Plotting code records

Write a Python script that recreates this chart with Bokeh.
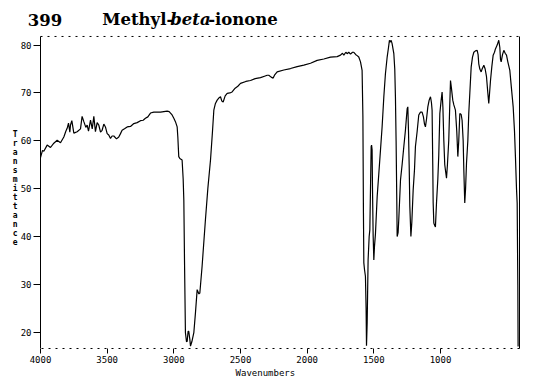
from bokeh.plotting import figure
from bokeh.models import Range1d, LinearAxis, FixedTicker, Label
from bokeh.embed import file_html
from bokeh.resources import INLINE

# IR spectrum of Methyl-beta-ionone
wavenumber = [
    4000, 3985, 3975, 3950, 3925, 3900, 3875, 3850, 3825, 3810, 3800, 3790, 3780, 3775,
    3765, 3750, 3725, 3700, 3688, 3675, 3660, 3650, 3640, 3625, 3612, 3600, 3588, 3575,
    3563, 3550, 3538, 3525, 3513, 3500, 3488, 3475, 3463, 3450, 3430, 3413, 3400, 3388,
    3370, 3350, 3325, 3300, 3275, 3250, 3230, 3213, 3195, 3175, 3150, 3125, 3100, 3075,
    3050, 3035, 3025, 3013, 3000, 2988, 2975, 2970, 2963, 2955, 2938, 2930, 2925, 2920,
    2913, 2905, 2900, 2893, 2888, 2880, 2875, 2865, 2850, 2838, 2825, 2812, 2805, 2788,
    2763, 2745, 2725, 2710, 2700, 2688, 2675, 2660, 2650, 2640, 2630, 2615, 2600, 2580,
    2563, 2540, 2520, 2500, 2460, 2425, 2390, 2350, 2320, 2300, 2288, 2270, 2255, 2245,
    2225, 2175, 2125, 2075, 2025, 1975, 1925, 1875, 1825, 1775, 1750, 1735, 1725, 1710,
    1700, 1688, 1675, 1660, 1650, 1635, 1625, 1613, 1600, 1588, 1582, 1578, 1575, 1570,
    1563, 1558, 1555, 1550, 1547, 1543, 1535, 1530, 1525, 1520, 1517, 1513, 1510, 1505,
    1500, 1495, 1488, 1475, 1463, 1450, 1438, 1425, 1413, 1400, 1390, 1383, 1378, 1370,
    1363, 1350, 1343, 1338, 1333, 1328, 1325, 1318, 1313, 1300, 1288, 1275, 1263, 1255,
    1250, 1245, 1240, 1235, 1230, 1222, 1215, 1205, 1195, 1188, 1175, 1163, 1150, 1138,
    1128, 1120, 1113, 1105, 1095, 1085, 1075, 1068, 1063, 1058, 1055, 1050, 1045, 1038,
    1030, 1020, 1013, 1005, 995, 988, 982, 975, 968, 963, 955, 948, 938, 932,
    925, 918, 908, 900, 888, 878, 870, 863, 855, 845, 838, 830, 825, 818,
    812, 805, 795, 788, 780, 770, 760, 750, 738, 725, 718, 713, 705, 695,
    688, 675, 665, 655, 645, 638, 632, 625, 615, 605, 595, 588, 575, 563,
    555, 550, 545, 535, 525, 515, 505, 495, 480, 468, 455, 445, 438, 430,
    425, 420, 418,
]
transmittance = [
    56.5, 58.0, 57.8, 59.1, 58.6, 59.5, 60.1, 59.6, 60.8, 62.0, 62.6, 63.7, 61.8, 63.3,
    64.2, 61.6, 61.9, 62.5, 65.1, 64.0, 62.8, 63.3, 62.0, 64.3, 62.5, 65.1, 61.9, 63.8,
    63.3, 61.8, 62.2, 63.5, 62.9, 61.5, 61.2, 60.5, 61.0, 61.0, 60.4, 60.8, 61.5, 62.2,
    62.5, 62.9, 63.0, 63.6, 63.8, 64.2, 64.3, 64.7, 65.0, 65.8, 66.0, 66.0, 66.0, 66.1,
    66.2, 66.1, 65.8, 65.4, 64.7, 64.0, 62.9, 60.8, 56.7, 56.3, 56.0, 52.0, 47.6, 35.1,
    19.9, 18.0, 18.1, 20.2, 20.2, 18.5, 17.1, 18.0, 19.9, 24.0, 28.9, 28.0, 28.2, 33.8,
    43.5, 50.0, 56.0, 62.0, 66.4, 67.8, 68.5, 69.0, 69.2, 68.3, 68.1, 69.4, 69.9, 70.0,
    70.2, 71.0, 71.4, 72.0, 72.4, 72.6, 73.0, 73.2, 73.5, 73.7, 73.7, 73.3, 73.1, 73.7,
    74.4, 74.8, 75.1, 75.5, 75.8, 76.2, 76.8, 77.1, 77.5, 77.6, 77.9, 78.3, 77.9, 78.5,
    78.2, 78.5, 78.1, 78.5, 78.5, 78.0, 77.8, 77.5, 76.5, 74.7, 65.0, 45.0, 34.5, 33.1,
    31.7, 25.0, 17.2, 22.0, 27.5, 35.1, 40.0, 41.4, 50.0, 58.8, 59.1, 58.1, 50.0, 40.0,
    35.1, 38.0, 40.5, 48.3, 53.0, 58.1, 62.9, 69.2, 74.0, 77.5, 79.5, 81.0, 80.6, 81.0,
    80.3, 78.2, 75.0, 69.2, 60.0, 48.0, 40.0, 40.8, 43.5, 51.8, 55.0, 58.8, 62.2, 65.0,
    66.7, 67.1, 62.0, 55.0, 46.3, 40.0, 43.0, 49.7, 54.0, 58.8, 62.0, 65.4, 66.0, 66.0,
    65.0, 63.5, 62.9, 64.5, 67.1, 68.5, 69.2, 68.0, 66.4, 55.0, 47.0, 42.8, 42.4, 42.0,
    47.0, 52.0, 57.0, 65.7, 68.5, 70.2, 67.0, 60.0, 55.0, 53.9, 52.2, 55.0, 60.1, 66.0,
    72.6, 71.0, 68.5, 67.5, 66.4, 62.0, 56.7, 60.0, 65.7, 65.5, 64.3, 60.0, 53.9, 47.0,
    50.0, 55.3, 60.0, 65.7, 70.0, 75.4, 77.5, 78.5, 78.8, 78.9, 78.0, 76.1, 75.0, 74.4,
    75.0, 75.8, 75.0, 73.4, 70.0, 67.8, 70.0, 72.6, 75.5, 77.9, 78.5, 79.2, 80.0, 81.0,
    79.5, 77.0, 76.5, 78.0, 78.9, 78.3, 77.9, 76.5, 74.7, 71.0, 67.1, 62.0, 56.7, 50.0,
    47.0, 30.0, 17.0,
]
x_ticks = [4000, 3500, 3000, 2500, 2000, 1500, 1000]
y_ticks = [20, 30, 40, 50, 60, 70, 80]
title_parts = [("399", "bold"), ("Methyl-", "bold"), ("beta", "bold italic"), ("-ionone", "bold")]

# plot window (data) and the extra room kept inside the frame for the labels
X_START, X_END = 4000, 407.5
Y_LOW, Y_HIGH = 16.6, 81.8
X_PAD_LEFT = 300        # frame extends left of 4000 (room for tick labels and "399")
Y_TOP = 88.9            # frame extends above the plot box (room for the title)

tick_font = "DejaVu Sans Mono"
title_font = "DejaVu Serif"

p = figure(width=546, height=380, output_backend="svg", toolbar_location=None,
           x_range=Range1d(X_START + X_PAD_LEFT, X_END), y_range=Range1d(Y_LOW, Y_TOP),
           x_axis_type=None, y_axis_type=None,
           min_border_left=0, min_border_right=27, min_border_top=2, min_border_bottom=31)
p.outline_line_color = None
p.background_fill_color = "white"
p.border_fill_color = "white"

p.line(wavenumber, transmittance, line_color="black", line_width=1.2)

# dashed top edge of the plot box
p.line([X_START, X_END], [Y_HIGH, Y_HIGH], line_color="black", line_width=1, line_dash="2 5")

xaxis = LinearAxis(ticker=FixedTicker(ticks=x_ticks), bounds=(X_END, X_START),
                   major_tick_in=0, major_tick_out=5,
                   minor_tick_line_color=None, axis_line_dash="2 5", axis_line_color="black",
                   major_tick_line_color="black",
                   major_label_text_font=tick_font, major_label_text_font_size="9px",
                   major_label_text_color="black", major_label_standoff=2,
                   axis_label="\u00a0\u00a0Wavenumbers", axis_label_text_font=tick_font,
                   axis_label_text_font_size="9px", axis_label_text_font_style="normal",
                   axis_label_text_color="black", axis_label_standoff=2)
p.add_layout(xaxis, "below")

yaxis = LinearAxis(ticker=FixedTicker(ticks=y_ticks), bounds=(Y_LOW, Y_HIGH),
                   fixed_location=X_START,
                   major_tick_in=0, major_tick_out=7,
                   minor_tick_line_color=None, axis_line_color="black",
                   major_tick_line_color="black",
                   major_label_text_font=tick_font, major_label_text_font_size="9px",
                   major_label_text_color="black", major_label_standoff=2,
                   axis_label="\n".join("Transmittance") + "\n\u00a0",
                   axis_label_text_font=tick_font,
                   axis_label_text_font_size="8px", axis_label_text_font_style="bold",
                   axis_label_text_color="black", axis_label_standoff=0,
                   axis_label_text_line_height=1.0)
try:
    yaxis.axis_label_orientation = "horizontal"
except Exception:
    pass
p.add_layout(yaxis, "left")

right_axis = LinearAxis(ticker=FixedTicker(ticks=[]), bounds=(Y_LOW, Y_HIGH),
                        major_tick_line_color=None,
                        minor_tick_line_color=None, major_label_text_font_size="0px",
                        axis_line_color="black")
p.add_layout(right_axis, "right")

# title, drawn inside the frame above the plot box
title_x = [4095, 3537, 3027, 2742]
title_y = 85.3
for tx, (txt, style) in zip(title_x, title_parts):
    p.add_layout(Label(x=tx, y=title_y, text=txt, text_font=title_font,
                       text_font_style=style, text_font_size="16.5px",
                       text_baseline="alphabetic", text_color="black"))

open("out.html", "w").write(file_html(p, INLINE))
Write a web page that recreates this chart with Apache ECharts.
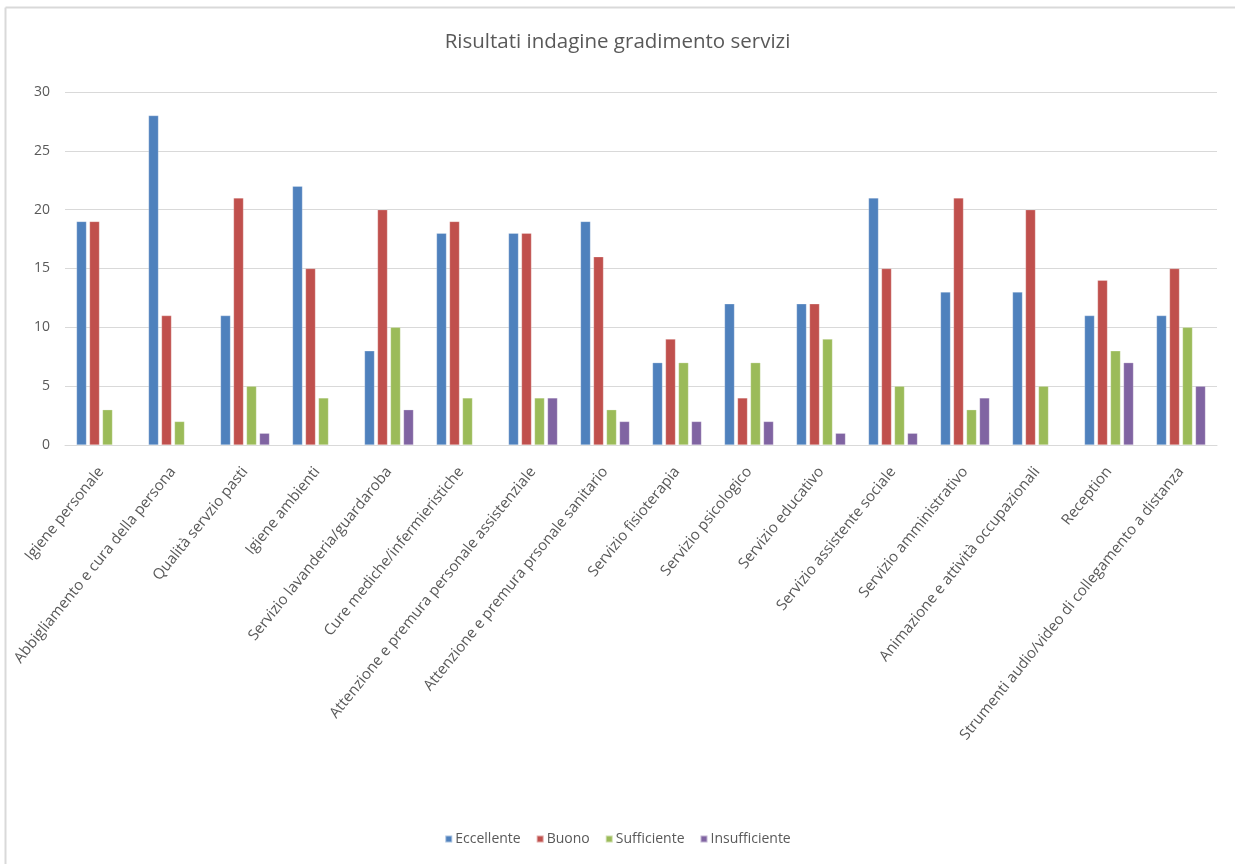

GIVEN EXERCISE:
With the pictures left out, restate word for word every line of the data above, from the first down to the line that contains "from bokeh.resources import INLINE".

OUTPUT OF THE TASK:
Write a Python script that recreates this chart with Bokeh.
from bokeh.plotting import figure
from bokeh.models import Range1d, LinearAxis, FixedTicker, Label
from bokeh.embed import file_html
from bokeh.resources import INLINE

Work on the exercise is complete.